PROBLEM DETAILS >> Copy out the material below in full, but not its images.

* begin RECORDED DATA *

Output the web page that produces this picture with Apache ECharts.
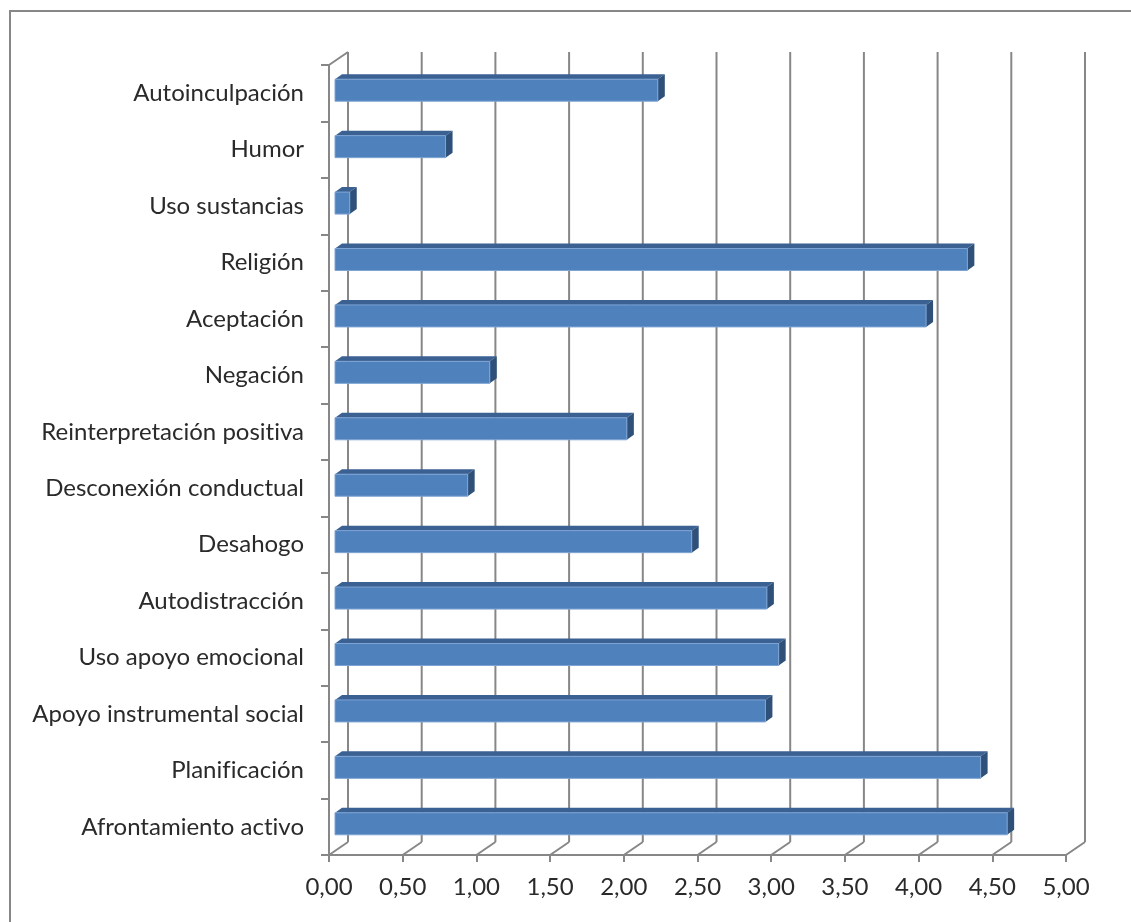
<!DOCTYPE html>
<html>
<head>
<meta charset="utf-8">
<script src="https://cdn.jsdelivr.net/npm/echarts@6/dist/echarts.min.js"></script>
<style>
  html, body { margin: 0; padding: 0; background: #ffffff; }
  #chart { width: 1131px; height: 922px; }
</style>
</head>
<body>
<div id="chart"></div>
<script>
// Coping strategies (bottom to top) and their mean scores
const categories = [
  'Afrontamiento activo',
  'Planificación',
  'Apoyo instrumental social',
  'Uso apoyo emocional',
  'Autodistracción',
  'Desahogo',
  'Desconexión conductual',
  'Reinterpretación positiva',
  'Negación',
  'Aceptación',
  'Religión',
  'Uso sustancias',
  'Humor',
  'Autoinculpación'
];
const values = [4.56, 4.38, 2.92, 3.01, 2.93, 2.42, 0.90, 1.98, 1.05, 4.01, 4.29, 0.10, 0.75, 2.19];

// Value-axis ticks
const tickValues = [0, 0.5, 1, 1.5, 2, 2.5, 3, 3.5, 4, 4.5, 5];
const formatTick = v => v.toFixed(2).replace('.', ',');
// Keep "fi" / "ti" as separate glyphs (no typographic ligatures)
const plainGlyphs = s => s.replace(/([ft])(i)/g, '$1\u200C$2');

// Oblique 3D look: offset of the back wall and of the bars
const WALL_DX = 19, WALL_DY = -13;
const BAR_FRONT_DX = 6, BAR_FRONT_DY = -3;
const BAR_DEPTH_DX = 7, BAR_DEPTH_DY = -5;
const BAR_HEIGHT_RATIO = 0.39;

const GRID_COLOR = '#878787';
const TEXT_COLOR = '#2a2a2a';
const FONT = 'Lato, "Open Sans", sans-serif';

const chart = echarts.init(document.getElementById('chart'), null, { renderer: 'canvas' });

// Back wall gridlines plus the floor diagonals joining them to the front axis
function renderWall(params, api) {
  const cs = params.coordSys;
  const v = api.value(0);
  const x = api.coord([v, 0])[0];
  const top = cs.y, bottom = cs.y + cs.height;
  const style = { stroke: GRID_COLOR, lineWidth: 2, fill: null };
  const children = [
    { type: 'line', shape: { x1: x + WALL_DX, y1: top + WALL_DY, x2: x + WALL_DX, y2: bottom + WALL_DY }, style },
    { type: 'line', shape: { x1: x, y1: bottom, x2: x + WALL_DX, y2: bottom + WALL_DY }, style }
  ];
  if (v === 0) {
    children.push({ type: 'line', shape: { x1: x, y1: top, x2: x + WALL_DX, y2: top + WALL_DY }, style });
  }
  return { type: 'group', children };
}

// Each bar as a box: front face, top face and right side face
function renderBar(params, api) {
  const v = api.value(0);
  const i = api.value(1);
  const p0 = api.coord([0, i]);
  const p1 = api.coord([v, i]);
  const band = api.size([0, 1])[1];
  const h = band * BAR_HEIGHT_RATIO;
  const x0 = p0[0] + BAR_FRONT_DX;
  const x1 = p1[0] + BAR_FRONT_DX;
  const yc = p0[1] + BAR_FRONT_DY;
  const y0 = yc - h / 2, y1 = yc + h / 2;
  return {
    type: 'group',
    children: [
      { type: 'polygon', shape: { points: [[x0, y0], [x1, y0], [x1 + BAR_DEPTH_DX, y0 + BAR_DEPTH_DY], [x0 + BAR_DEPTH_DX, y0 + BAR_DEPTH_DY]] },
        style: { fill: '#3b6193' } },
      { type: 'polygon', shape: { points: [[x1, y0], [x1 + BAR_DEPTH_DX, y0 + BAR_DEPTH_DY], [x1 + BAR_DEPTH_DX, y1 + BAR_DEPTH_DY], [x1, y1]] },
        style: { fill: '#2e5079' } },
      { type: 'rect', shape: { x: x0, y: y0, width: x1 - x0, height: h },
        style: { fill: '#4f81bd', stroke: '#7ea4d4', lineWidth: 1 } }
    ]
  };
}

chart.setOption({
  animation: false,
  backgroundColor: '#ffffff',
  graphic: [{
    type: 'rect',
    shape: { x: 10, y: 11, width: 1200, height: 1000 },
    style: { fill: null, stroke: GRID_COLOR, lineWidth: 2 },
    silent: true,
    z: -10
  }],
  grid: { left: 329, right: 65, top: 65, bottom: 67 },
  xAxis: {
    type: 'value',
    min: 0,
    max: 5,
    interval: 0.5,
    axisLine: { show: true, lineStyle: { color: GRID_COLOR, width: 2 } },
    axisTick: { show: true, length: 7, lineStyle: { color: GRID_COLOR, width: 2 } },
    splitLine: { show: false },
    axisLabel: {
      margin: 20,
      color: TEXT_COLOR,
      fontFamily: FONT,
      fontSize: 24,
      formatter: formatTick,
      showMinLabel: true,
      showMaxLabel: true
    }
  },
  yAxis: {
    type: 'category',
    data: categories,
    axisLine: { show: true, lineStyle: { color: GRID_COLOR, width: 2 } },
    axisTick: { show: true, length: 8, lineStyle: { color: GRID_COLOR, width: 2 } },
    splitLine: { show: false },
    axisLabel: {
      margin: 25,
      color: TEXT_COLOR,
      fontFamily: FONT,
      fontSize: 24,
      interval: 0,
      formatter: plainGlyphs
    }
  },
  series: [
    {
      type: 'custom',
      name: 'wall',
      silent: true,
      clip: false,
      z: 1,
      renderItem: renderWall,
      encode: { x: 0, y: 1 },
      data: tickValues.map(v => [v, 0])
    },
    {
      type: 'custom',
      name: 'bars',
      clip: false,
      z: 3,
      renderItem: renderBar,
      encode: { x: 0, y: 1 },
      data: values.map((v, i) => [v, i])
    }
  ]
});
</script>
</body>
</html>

* end RECORDED DATA *

WRITTEN SOLUTION >>
Output the web page that produces this picture with Apache ECharts.
<!DOCTYPE html>
<html>
<head>
<meta charset="utf-8">
<script src="https://cdn.jsdelivr.net/npm/echarts@6/dist/echarts.min.js"></script>
<style>
  html, body { margin: 0; padding: 0; background: #ffffff; }
  #chart { width: 1131px; height: 922px; }
</style>
</head>
<body>
<div id="chart"></div>
<script>
// Coping strategies (bottom to top) and their mean scores
const categories = [
  'Afrontamiento activo',
  'Planificación',
  'Apoyo instrumental social',
  'Uso apoyo emocional',
  'Autodistracción',
  'Desahogo',
  'Desconexión conductual',
  'Reinterpretación positiva',
  'Negación',
  'Aceptación',
  'Religión',
  'Uso sustancias',
  'Humor',
  'Autoinculpación'
];
const values = [4.56, 4.38, 2.92, 3.01, 2.93, 2.42, 0.90, 1.98, 1.05, 4.01, 4.29, 0.10, 0.75, 2.19];

// Value-axis ticks
const tickValues = [0, 0.5, 1, 1.5, 2, 2.5, 3, 3.5, 4, 4.5, 5];
const formatTick = v => v.toFixed(2).replace('.', ',');
// Keep "fi" / "ti" as separate glyphs (no typographic ligatures)
const plainGlyphs = s => s.replace(/([ft])(i)/g, '$1\u200C$2');

// Oblique 3D look: offset of the back wall and of the bars
const WALL_DX = 19, WALL_DY = -13;
const BAR_FRONT_DX = 6, BAR_FRONT_DY = -3;
const BAR_DEPTH_DX = 7, BAR_DEPTH_DY = -5;
const BAR_HEIGHT_RATIO = 0.39;

const GRID_COLOR = '#878787';
const TEXT_COLOR = '#2a2a2a';
const FONT = 'Lato, "Open Sans", sans-serif';

const chart = echarts.init(document.getElementById('chart'), null, { renderer: 'canvas' });

// Back wall gridlines plus the floor diagonals joining them to the front axis
function renderWall(params, api) {
  const cs = params.coordSys;
  const v = api.value(0);
  const x = api.coord([v, 0])[0];
  const top = cs.y, bottom = cs.y + cs.height;
  const style = { stroke: GRID_COLOR, lineWidth: 2, fill: null };
  const children = [
    { type: 'line', shape: { x1: x + WALL_DX, y1: top + WALL_DY, x2: x + WALL_DX, y2: bottom + WALL_DY }, style },
    { type: 'line', shape: { x1: x, y1: bottom, x2: x + WALL_DX, y2: bottom + WALL_DY }, style }
  ];
  if (v === 0) {
    children.push({ type: 'line', shape: { x1: x, y1: top, x2: x + WALL_DX, y2: top + WALL_DY }, style });
  }
  return { type: 'group', children };
}

// Each bar as a box: front face, top face and right side face
function renderBar(params, api) {
  const v = api.value(0);
  const i = api.value(1);
  const p0 = api.coord([0, i]);
  const p1 = api.coord([v, i]);
  const band = api.size([0, 1])[1];
  const h = band * BAR_HEIGHT_RATIO;
  const x0 = p0[0] + BAR_FRONT_DX;
  const x1 = p1[0] + BAR_FRONT_DX;
  const yc = p0[1] + BAR_FRONT_DY;
  const y0 = yc - h / 2, y1 = yc + h / 2;
  return {
    type: 'group',
    children: [
      { type: 'polygon', shape: { points: [[x0, y0], [x1, y0], [x1 + BAR_DEPTH_DX, y0 + BAR_DEPTH_DY], [x0 + BAR_DEPTH_DX, y0 + BAR_DEPTH_DY]] },
        style: { fill: '#3b6193' } },
      { type: 'polygon', shape: { points: [[x1, y0], [x1 + BAR_DEPTH_DX, y0 + BAR_DEPTH_DY], [x1 + BAR_DEPTH_DX, y1 + BAR_DEPTH_DY], [x1, y1]] },
        style: { fill: '#2e5079' } },
      { type: 'rect', shape: { x: x0, y: y0, width: x1 - x0, height: h },
        style: { fill: '#4f81bd', stroke: '#7ea4d4', lineWidth: 1 } }
    ]
  };
}

chart.setOption({
  animation: false,
  backgroundColor: '#ffffff',
  graphic: [{
    type: 'rect',
    shape: { x: 10, y: 11, width: 1200, height: 1000 },
    style: { fill: null, stroke: GRID_COLOR, lineWidth: 2 },
    silent: true,
    z: -10
  }],
  grid: { left: 329, right: 65, top: 65, bottom: 67 },
  xAxis: {
    type: 'value',
    min: 0,
    max: 5,
    interval: 0.5,
    axisLine: { show: true, lineStyle: { color: GRID_COLOR, width: 2 } },
    axisTick: { show: true, length: 7, lineStyle: { color: GRID_COLOR, width: 2 } },
    splitLine: { show: false },
    axisLabel: {
      margin: 20,
      color: TEXT_COLOR,
      fontFamily: FONT,
      fontSize: 24,
      formatter: formatTick,
      showMinLabel: true,
      showMaxLabel: true
    }
  },
  yAxis: {
    type: 'category',
    data: categories,
    axisLine: { show: true, lineStyle: { color: GRID_COLOR, width: 2 } },
    axisTick: { show: true, length: 8, lineStyle: { color: GRID_COLOR, width: 2 } },
    splitLine: { show: false },
    axisLabel: {
      margin: 25,
      color: TEXT_COLOR,
      fontFamily: FONT,
      fontSize: 24,
      interval: 0,
      formatter: plainGlyphs
    }
  },
  series: [
    {
      type: 'custom',
      name: 'wall',
      silent: true,
      clip: false,
      z: 1,
      renderItem: renderWall,
      encode: { x: 0, y: 1 },
      data: tickValues.map(v => [v, 0])
    },
    {
      type: 'custom',
      name: 'bars',
      clip: false,
      z: 3,
      renderItem: renderBar,
      encode: { x: 0, y: 1 },
      data: values.map((v, i) => [v, i])
    }
  ]
});
</script>
</body>
</html>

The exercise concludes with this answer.